Кстати, первый визит Владимира Алексеевича в чеховский дом прекрасно описал Михаил Павлович, брат великого писателя: «Однажды, еще в самые ранние годы нашего пребывания в Москве, брат Антон вернулся откуда-то домой и сказал:
– Мама, завтра придет ко мне некто Гиляровский. Хорошо бы его чем-нибудь угостить.
Приход Гиляровского пришелся как раз на воскресенье, и мать испекла пирог с капустой и приготовила водочки. Явился Гиляровский. Это был тогда еще молодой человек, среднего роста, необыкновенно могучий и коренастый, в высоких охотничьих сапогах. Жизнерадостностью от него так и прыскало во все стороны. Он сразу же стал с нами на «ты», предложил нам пощупать его железные мускулы на руках, свернул в трубочку копейку, свертел винтом чайную ложку, дал всем понюхать табаку, показал несколько изумительных фокусов на картах, рассказал много самых рискованных анекдотов и, оставив по себе недурное впечатление, ушел. С тех пор он стал бывать у нас и всякий раз вносил с собой какое-то особое оживление. Оказалось, что он писал стихи и, кроме того, был репортером по отделу происшествий в «Русских ведомостях». Как репортер он был исключителен».
Именно здесь, в Головинском переулке Антон Павлович подготовил своей первый сборник рассказов – «Сказки Мельпомены».
* * *
А в Уланском переулке (дом №11) сохранился храм святого Николы в Дербеневке. Это название произошло от слова «дебри», то есть территория, заросшая непролазным лесом. Сама же церковь была построена стрельцами еще в начале XVIII века.

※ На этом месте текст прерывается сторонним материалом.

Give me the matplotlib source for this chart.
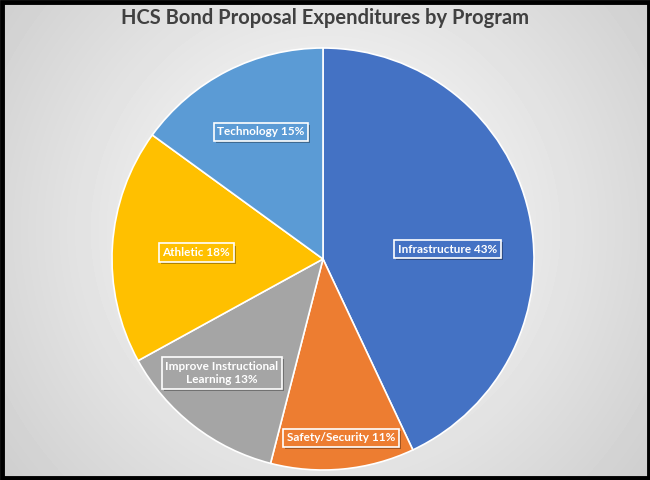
import matplotlib.pyplot as plt
import matplotlib.patheffects as pe
import numpy as np

programs = ['Infrastructure', 'Safety/Security', 'Improve Instructional\nLearning',
            'Athletic', 'Technology']
shares = [43, 11, 13, 18, 15]
colors = ['#4472C4', '#ED7D31', '#A5A5A5', '#FFC000', '#5B9BD5']

# label spots, relative to pie centre in units of radius
label_xy = [(0.590, 0.047), (0.085, -0.848), (-0.479, -0.540),
            (-0.600, 0.031), (-0.294, 0.602)]

fig = plt.figure(figsize=(6.5, 4.8), dpi=100)

# radial grey background
bg = fig.add_axes([0, 0, 1, 1])
yy, xx = np.mgrid[0:480, 0:650]
d = np.sqrt(((xx - 325) / 420.0) ** 2 + ((yy - 230) / 420.0) ** 2)
shade = 1.0 - 0.20 * np.clip(d, 0, 1) ** 1.1
bg.imshow(shade, cmap='gray', vmin=0, vmax=1, extent=[0, 650, 480, 0], aspect='auto')
bg.set_xlim(0, 650)
bg.set_ylim(480, 0)
bg.axis('off')
frame = plt.Rectangle((1.5, 1.5), 647, 476, fill=False, edgecolor='black', linewidth=3.5)
bg.add_patch(frame)

fig.text(0.5, 0.962, 'HCS Bond Proposal Expenditures by Program', ha='center', va='center',
         fontsize=14.5, fontweight='bold', color='#404040', family='Lato')

# pie centre (323, 259) px, radius 211 px
ax = fig.add_axes([(323 - 211) / 650, (480 - 259 - 211) / 480, 422 / 650, 422 / 480])
wedges, _ = ax.pie(shares, colors=colors, startangle=90, counterclock=False,
                   wedgeprops=dict(edgecolor='white', linewidth=1.2))
ax.set_xlim(-1, 1)
ax.set_ylim(-1, 1)
ax.set_aspect('auto')

for name, pct, col, (lx, ly) in zip(programs, shares, colors, label_xy):
    t = ax.text(lx, ly, '{} {}%'.format(name, pct), ha='center', va='center',
                color='white', fontsize=8.5, fontweight='bold', family='Lato',
                linespacing=1.3, multialignment='center',
                bbox=dict(boxstyle='square,pad=0.3', facecolor=col,
                          edgecolor='white', linewidth=1.2,
                          path_effects=[pe.SimplePatchShadow(offset=(1.5, -1.5), alpha=0.45),
                                        pe.Normal()]))

fig.savefig('out.png', dpi=100)
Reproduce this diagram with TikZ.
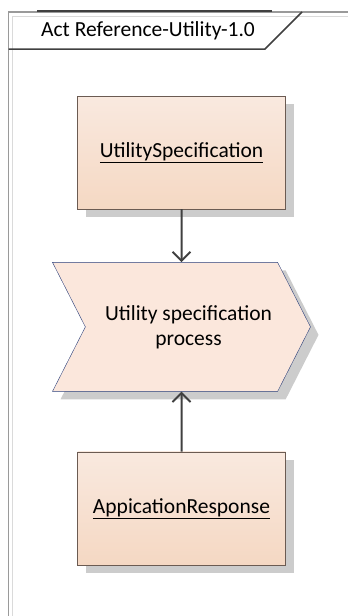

Московский обыватель Н. П. Окунев писал в 1921 году: «Сегодня, т. е. накануне Николина дня, был за всенощной у Николы на Дербеневке (в Уланском переулке). Служил архимандрит Троицкой Лавры Вассиан. Сравнительно молодой еще человек и, должно быть, ученый. Сказал великолепную речь, да с таким воодушевлением, что многих слушателей растрогал до слез. Впервые видел и слушал его, но сразу готов его включить в число мастеров благолепного служения и духовного красноречия. А пел, как написано в объявлении: „полный хор бывшей Троицко-Сергиевской Лавры“. Ущемило меня это слово – „бывшей“. Грустно сделалось и от неправильного слова „полный“, когда на поверку оказалось, что весь хор состоит из 18 чел. (в том числе один регент, 1 барышня, 7 мальчиков, 2 монаха и 7 певчих светских). Однако я был очень доволен, что мне пришлось послушать только жалкие остатки Лаврского хора. Они пели, между прочим, „Благослови душе моя Господа“ Комарова, „Блажен муж“ и „Хвалите Имя Господне“ Архангельского, но через композиторские достижения слышалось что-то прибавочное, монастырское, свое. Видно, держатся еще каких-то традиций, какого-то особого стиля, и за это честь регенту Мартову. (К концу всенощной явился в церковь Н. М. Данилин, как мне показали „инкогнито“, и очень внимательно прослушал „Слава в вышних Богу“, значит, хор действительно „с изюминкой“, когда сам Данилин заинтересовался им.) Очень интересен один мальчуган. Голос у него такой угрюмый, убедительный, точно у слепецкого вожака, и таково-то он душещипательно и проникновенно дивился, что „На горах станут воды“, и так искренне голосил „Дивна дела Твоя, Господи“, что я даже всплакнул, как умиленная баба».